Anyway, being at Birstall also put us within the gravitational pull of Ikea.

Buggeration.

Although, an hour before Ikea shuts on a Saturday is the ideal time to go. Because it’s quiet. Very quiet. And, it turns out, it’s where the cool kids go to hang out and sit in the little mock sitting rooms and vape.

We went to Ikea for blackout curtains. Because it’s a small price to pay to not have Carole awake at 4am pontificating about the light that’s coming through the window. We have to find something to deal with the light that comes through the bathroom window, bounces around the bedroom and directly into her brain, but baby steps.

Obviously because it’s Ikea we didn’t just buy some curtains.

We left with a pillow, a plug that charges three USB devices, the curtains, some chocolate, and some crispbreads. No meatballs, though. Even though it was tempting.

Oh and a desire to spend a small fortune on new bookcases. Which we’ll have to have delivered because – unlike the people we passed on the way in – we’re aware how big the car is and it’s not even worth the effort of trying to get the boxes into the car.

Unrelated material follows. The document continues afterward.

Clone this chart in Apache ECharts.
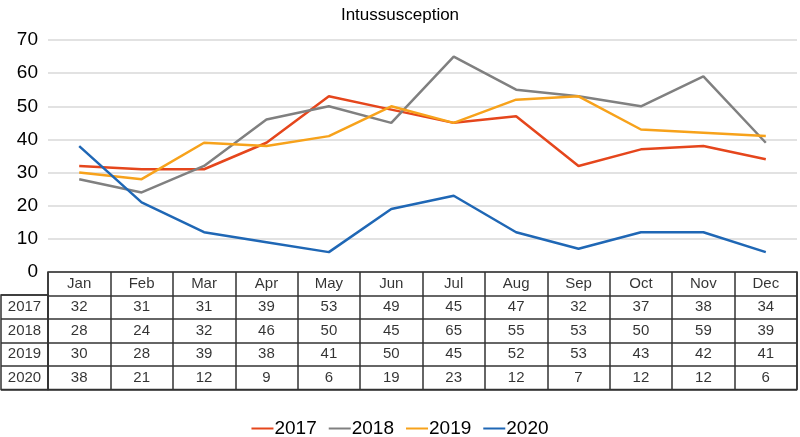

We walked past a couple who had bought very large things. These things did not fit in the car. As we walked past, the male of the couple was in the passenger seat bent over double, trying to position the boxes in some way, while his other half stood with the passenger door open, next to a discarded head rest.

Carole laughed out loud. Properly loud. Which is obviously the thing to do in these situations. At that exact point, I wished I didn’t know her. But at that exact same point, the other half turned towards Carole’s laugh and mouthed the words “fucking hell…” at us with a look on her face which implied that she didn’t want to know her other half right then and would be berating him all the way home. Assuming there was room for her in the car.

She was, at best, in the back seat somewhere. At worst, walking.

They were gone when we came out of the store.

I really want to know how their story ended.